Nel 1919 nasce quella che diventerà la squadra di calcio più titolata del Paese, ancora saldamente in mano ai francesi. Sono due amici al bar a prendere la storica decisione.

A Tunisi è un freddo pomeriggio di gennaio. Nel quartiere di Bab Souika, due amici siedono al solito caffé sorseggiando l’omonima droga bollente dentro bicchierini di vetro spesso. Anche la nuvola di fumo di sigarette è spessa eppure, come fosse una parete di vecchie ragnatele, viene fatta a pezzi dai due ragazzi a forza di parole. Uno si chiama Mohamed Zouaoui, 23 anni, sbarbato, capelli castani, fronte alta. Suo padre ha origini algerine della Cabilia e, come tutti i berberi, ha imparato a convivere con gli arabi già da diversi secoli. Ma i francesi non li ha mai sopportati.

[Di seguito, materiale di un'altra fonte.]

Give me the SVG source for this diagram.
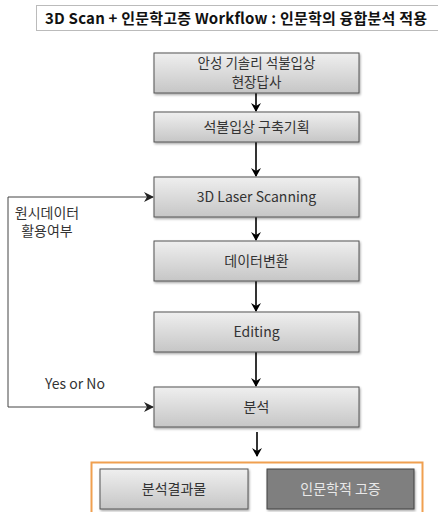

E infatti il figlio ha dovuto studiare prima nella scuola coranica e poi nella moschea di Al-Zaytuna finché un giorno ha detto basta e ha cominciato a mantenersi come calzolaio, mestiere imparato nel suq. Mohamed si veste soltanto all’occidentale, è diventato un buon centravanti e, per semplificarsi la vita, parla anche la lingua dei colonizzatori. Schiaccia con le dita il cadavere di una sigaretta senza filtro nel piattino opaco di stagno che funge da posacenere e guarda l’amico negli occhi: la decisione è presa. Non si torna indietro.

L’altro è Hedi Kallel, 19 anni appena fatti, gran difensore e tanta voglia di giocare in un grande club. E la decisione presa è proprio quella di fondare una squadra di calcio. È il 1919, ancora presto perché la Federazione di Parigi divida l’Algeria nelle tre leghe di Algeri, Orano e Costantina e perché lasci che Marocco e Tunisia possano dar vita ciascuna al proprio campionato. Tutti i tornei disputati finora sui campi di Tunisi non hanno mai avuto in palio altro se non il primato cittadino. Un primato conteso, ogni anno in maniera sempre più aspra, dalle solite squadre: il Racing, lo Sporting e lo Stade Gaulois del ricco Henri Smadja. Ultimamente c’è anche l’Union Sportive, frutto della fusione imposta dal governo tra lo Stade Tunisois, espressione della comunità ebraica, e lo Stade Africain, quella con più tifosi nella maggioranza araba. La minoranza italiana, invece, deve ancora organizzarsi.

«Le nostre maglie avranno colori della vittoria e, quando la Tunisia sarà finalmente indipendente, diventeremo il club più forte del Paese». Hedi ascolta in silenzio e Mohamed continua: «I francesi non ci rifiuteranno la registrazione, vedrai, anche a costo di nominare presidente Louis Montassier in persona», «Il segretario del governo?! Tu sei pazzo!» risponde Hedi con occhi brillanti e con il caffé arrivato al fondo. «Non sono pazzo. Un giorno gli stadi saranno di tutti. Così come saranno di tutti i cinema, i teatri, le scuole, le spiagge, le strade e le piazze. E il campionato sarà quello di una Tunisia nuova e diversa. Dimmi un po’, tu le vedi le donne qui dentro?». Kallel si guarda intorno e non risponde. È ora di andare a casa. Zouaoui lascia due monete sul tavolo, si alza, batte la mano sul cuore per ringraziare il padrone ed esce.

Anche Hedi si alza, saluta tutti e segue l’amico più grande. «Ma al nome della squadra ci hai pensato?». I due sono ormai all’esterno, circondati dal buio della sera. Mohamed accende un’altra sigaretta proteggendo con la mano il fiammifero dal maestrale: «Si chiamerà come questo posto». Hedi sorride un’altra volta mentre intorno a loro la città è illuminata alpunto giusto e mentre il vento continua a far dondolare l’insegna. L’insegna del Cafè de l’Esperance.